There's a segment of the progressive left that isn't particularly liberal--you need to think and say the right things, their things (only), and they'll attack you very vocally if you have any other ideas, explaining that free speech doesn't mean freedom from consequences. (And oh boy, are you in for a LOT of consequences!)
But they won't say who they are; they won't identify themselves as a group.
How do you talk about them, then?
Well, you wait until they talk about each other. And one thing that they picked up and said to each other with admiration was that they were "woke".
And the community who pioneered the use of the word didn't say, "Hey! Use your own word! That's cultural appropriation!"
"Woke" didn't get the attention of whiteness. Illiberal leftism got the attention of everyone. The initial reaction was mostly from liberal leftists of various stripes who, despite their unease with going against the illiberal leftists' strident proclamations of virtue, thought that power relations between identity groups was maybe only part of the story, did think that maybe free speech was getting pretty short shrift, maybe respect for individuality was getting trampled on a bit hard, that maybe this wasn't the wisest plan: (1) deconstruct every part of society and culture, (2) ???, (3) justice!!!
The unnamed but same-thinking illiberal leftists attacked back, charging the liberals with all sorts of horrid moral degeneracy of the type that usually only gets leveled at the right (not infrequently with good reason). Perceptive liberals started to view "woke" as synonymous with "illiberal bigot with delusions of saintly morality". That's when it started accruing negative connotations.
Only later, after burning through "Social Justice Warrior" and, very briefly, "Critical Race Theory", the right was all--the enemy of my enemy is my friend, amiright? Let's call ourselves anti-woke! We'll get some of those other anti-woke people on our side, and have more power!
Now practically all you can hear is the right's propaganda machine bashing everything as woke: their own fantasy of what isn't even happening, what is happening and is a bad idea, what is happening and is a good idea but which they oppose, etc.--all woke, all mocked, all exaggerated.

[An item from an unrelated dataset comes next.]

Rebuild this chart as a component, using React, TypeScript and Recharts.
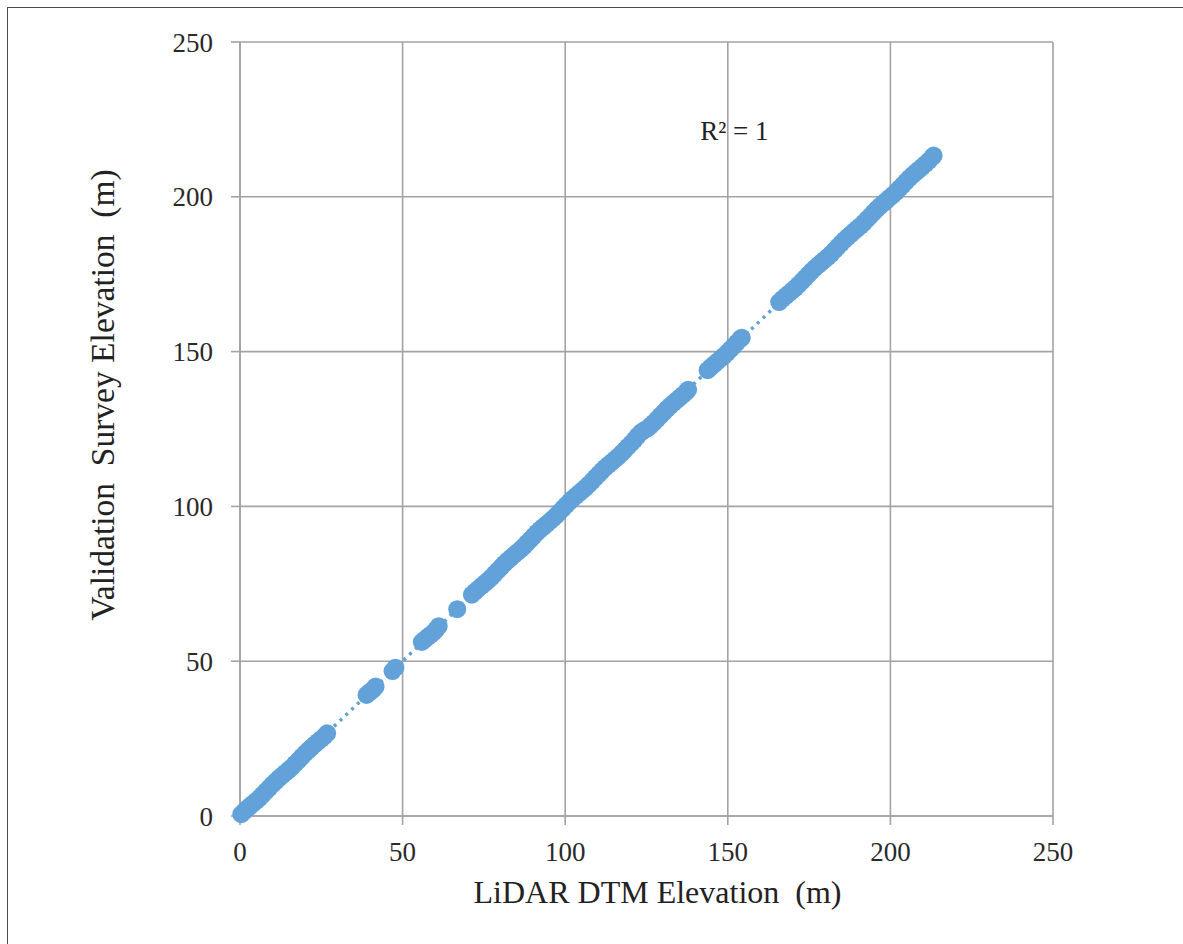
import React from 'react';
import { ScatterChart, Scatter, XAxis, YAxis, CartesianGrid, ReferenceDot, Label } from 'recharts';

// LiDAR DTM elevation (m) — x values
const lidarElevation: number[] = [
  0.4, 1.3, 2.2, 3.1, 4.0, 5.0, 6.0, 7.0, 8.0, 9.0, 10.0, 11.0, 12.0, 13.0, 14.0, 15.0, 16.0, 17.0, 18.0, 19.0,
  20.0, 21.0, 22.0, 23.0, 24.0, 25.0, 26.0, 26.8,
  38.9, 39.6, 40.3, 41.0, 41.7,
  46.9, 47.8,
  55.9, 56.8, 57.7, 58.6, 59.5, 60.3, 61.1,
  66.8,
  71.3, 72.3, 73.3, 74.3, 75.3, 76.3, 77.3, 78.3, 79.3, 80.3,
  81.3, 82.3, 83.3, 84.3, 85.3, 86.3, 87.3, 88.3, 89.3, 90.3,
  91.3, 92.3, 93.3, 94.3, 95.3, 96.3, 97.3, 98.3, 99.3, 100.3,
  101.3, 102.3, 103.3, 104.3, 105.3, 106.3, 107.3, 108.3, 109.3, 110.3,
  111.3, 112.3, 113.3, 114.3, 115.3, 116.3, 117.3, 118.3, 119.3, 120.3,
  121.3, 122.3, 123.3, 124.3, 125.3, 126.3, 127.3, 128.3, 129.3, 130.3,
  131.3, 132.3, 133.3, 134.3, 135.3, 136.3, 137.3, 137.8,
  143.8, 144.8, 145.8, 146.8, 147.8, 148.8, 149.8, 150.8, 151.8, 152.8, 153.8, 154.3,
  165.8, 166.8, 167.8, 168.8, 169.8, 170.8, 171.8, 172.8, 173.8, 174.8,
  175.8, 176.8, 177.8, 178.8, 179.8, 180.8, 181.8, 182.8, 183.8, 184.8,
  185.8, 186.8, 187.8, 188.8, 189.8, 190.8, 191.8, 192.8, 193.8, 194.8,
  195.8, 196.8, 197.8, 198.8, 199.8, 200.8, 201.8, 202.8, 203.8, 204.8,
  205.8, 206.8, 207.8, 208.8, 209.8, 210.8, 211.8, 212.8, 213.3,
];

// Validation survey elevation (m) — y values
const surveyElevation: number[] = [
  0.6, 1.5, 2.4, 3.2, 4.0, 4.9, 5.8, 6.9, 8.0, 9.1, 10.2, 11.2, 12.2, 13.1, 14.0, 14.9, 15.8, 16.9, 18.0, 19.1,
  20.2, 21.2, 22.2, 23.1, 24.0, 24.9, 25.8, 26.7,
  39.1, 39.8, 40.3, 40.9, 41.8,
  46.8, 47.9,
  56.2, 57.0, 57.8, 58.5, 59.3, 60.2, 61.3,
  66.8,
  71.5, 72.5, 73.4, 74.3, 75.2, 76.1, 77.1, 78.2, 79.3, 80.4,
  81.5, 82.5, 83.4, 84.3, 85.2, 86.1, 87.1, 88.2, 89.3, 90.4,
  91.5, 92.5, 93.4, 94.3, 95.2, 96.1, 97.1, 98.2, 99.3, 100.4,
  101.5, 102.5, 103.4, 104.3, 105.2, 106.1, 107.1, 108.2, 109.3, 110.4,
  111.5, 112.5, 113.4, 114.3, 115.2, 116.1, 117.1, 118.2, 119.3, 120.4,
  121.5, 122.8, 123.9, 124.6, 125.2, 126.1, 127.1, 128.2, 129.3, 130.4,
  131.5, 132.5, 133.4, 134.3, 135.2, 136.1, 137.1, 137.7,
  144.0, 145.0, 145.9, 146.8, 147.7, 148.6, 149.6, 150.7, 151.8, 152.9, 154.0, 154.5,
  166.0, 167.0, 167.9, 168.8, 169.7, 170.6, 171.6, 172.7, 173.8, 174.9,
  176.0, 177.0, 177.9, 178.8, 179.7, 180.6, 181.6, 182.7, 183.8, 184.9,
  186.0, 187.0, 187.9, 188.8, 189.7, 190.6, 191.6, 192.7, 193.8, 194.9,
  196.0, 197.0, 197.9, 198.8, 199.7, 200.6, 201.6, 202.7, 203.8, 204.9,
  206.0, 207.0, 207.9, 208.8, 209.7, 210.6, 211.6, 212.7, 213.3,
];

const axisTicks: number[] = [0, 50, 100, 150, 200, 250];
const xTitle = 'LiDAR DTM Elevation  (m)';
const yTitle = 'Validation  Survey Elevation  (m)';
const rSquaredText = 'R² = 1';
const rSquaredPos = { x: 152, y: 221.5 };

const points = lidarElevation.map((x, i) => ({ x, y: surveyElevation[i] }));

const BLUE = '#62a2d9';
const GRID = '#a3a3a3';
const FONT = 'Liberation Serif';

const Dot = (props: any) => {
  const { cx, cy } = props;
  if (cx == null || cy == null) return null;
  return <circle cx={cx} cy={cy} r={9} fill={BLUE} />;
};

const XTitle = (props: any) => {
  const vb = props.viewBox || { x: 240, y: 816, width: 813, height: 60 };
  return (
    <text
      x={vb.x + vb.width / 2 + 11}
      y={vb.y + 87}
      textAnchor="middle"
      fontSize={32}
      fontFamily={FONT}
      fill="#222"
      style={{ whiteSpace: 'pre', fontFamily: FONT }}
    >
      {xTitle}
    </text>
  );
};

const YTitle = (props: any) => {
  const vb = props.viewBox || { x: 0, y: 42, width: 240, height: 774 };
  const x = vb.x + 114;
  const y = vb.y + vb.height / 2 - 34;
  return (
    <text
      x={x}
      y={y}
      transform={`rotate(-90, ${x}, ${y})`}
      textAnchor="middle"
      fontSize={33.5}
      fontFamily={FONT}
      fill="#222"
      style={{ whiteSpace: 'pre', fontFamily: FONT }}
    >
      {yTitle}
    </text>
  );
};

export default function App() {
  const tickStyle = { fontSize: 27, fill: '#2a2a2a', fontFamily: FONT, style: { fontFamily: FONT } };
  return (
    <div style={{ position: 'absolute', left: 0, top: 0, width: 1183, height: 944, background: '#fff', fontFamily: FONT }}>
      <div
        style={{
          position: 'absolute',
          left: 7,
          top: 7,
          width: 1176,
          height: 937,
          borderTop: '1px solid #4a4a4a',
          borderLeft: '1px solid #4a4a4a',
          boxSizing: 'border-box',
        }}
      />
      <div style={{ position: 'absolute', left: 0, top: 0 }}>
        <ScatterChart
          width={1183}
          height={944}
          margin={{ top: 42, right: 130, bottom: 68, left: 0 }}
          style={{ fontFamily: FONT }}
        >
          <CartesianGrid stroke={GRID} strokeWidth={1.6} />
          <XAxis
            type="number"
            dataKey="x"
            domain={[0, 250]}
            ticks={axisTicks}
            height={60}
            tickSize={9}
            tickMargin={17}
            tick={tickStyle}
            stroke={GRID}
            strokeWidth={1.6}
            tickLine={{ stroke: GRID, strokeWidth: 1.6 }}
            axisLine={{ stroke: GRID, strokeWidth: 1.6 }}
          >
            <Label content={XTitle} />
          </XAxis>
          <YAxis
            type="number"
            dataKey="y"
            domain={[0, 250]}
            ticks={axisTicks}
            width={240}
            tickSize={9}
            tickMargin={18}
            tick={tickStyle}
            stroke={GRID}
            strokeWidth={1.6}
            tickLine={{ stroke: GRID, strokeWidth: 1.6 }}
            axisLine={{ stroke: GRID, strokeWidth: 1.6 }}
          >
            <Label content={YTitle} />
          </YAxis>
          <Scatter
            data={points}
            fill={BLUE}
            shape={Dot}
            line={{ stroke: BLUE, strokeWidth: 3.5, strokeDasharray: '3 5' }}
            lineType="fitting"
            isAnimationActive={false}
          />
          <ReferenceDot
            x={rSquaredPos.x}
            y={rSquaredPos.y}
            r={0}
            fill="none"
            stroke="none"
            label={{ value: rSquaredText, position: 'center', fontSize: 27, fill: '#222', fontFamily: FONT }}
          />
        </ScatterChart>
      </div>
    </div>
  );
}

The key place where the term was hijacked, though, was when the illiberal left was allowed to use it without pushback. Ostensibly they were the strongest allies of the black community--a fair number were part of the black community--but because a word was so sorely needed to describe that illiberal leftist strain of thought, once "woke" was in wider use, it was guaranteed to get away because a label was needed. But a lot of illiberal leftist thought isn't love, it's hatred. Hatred in the garb of love, often enough, but hatred nonetheless.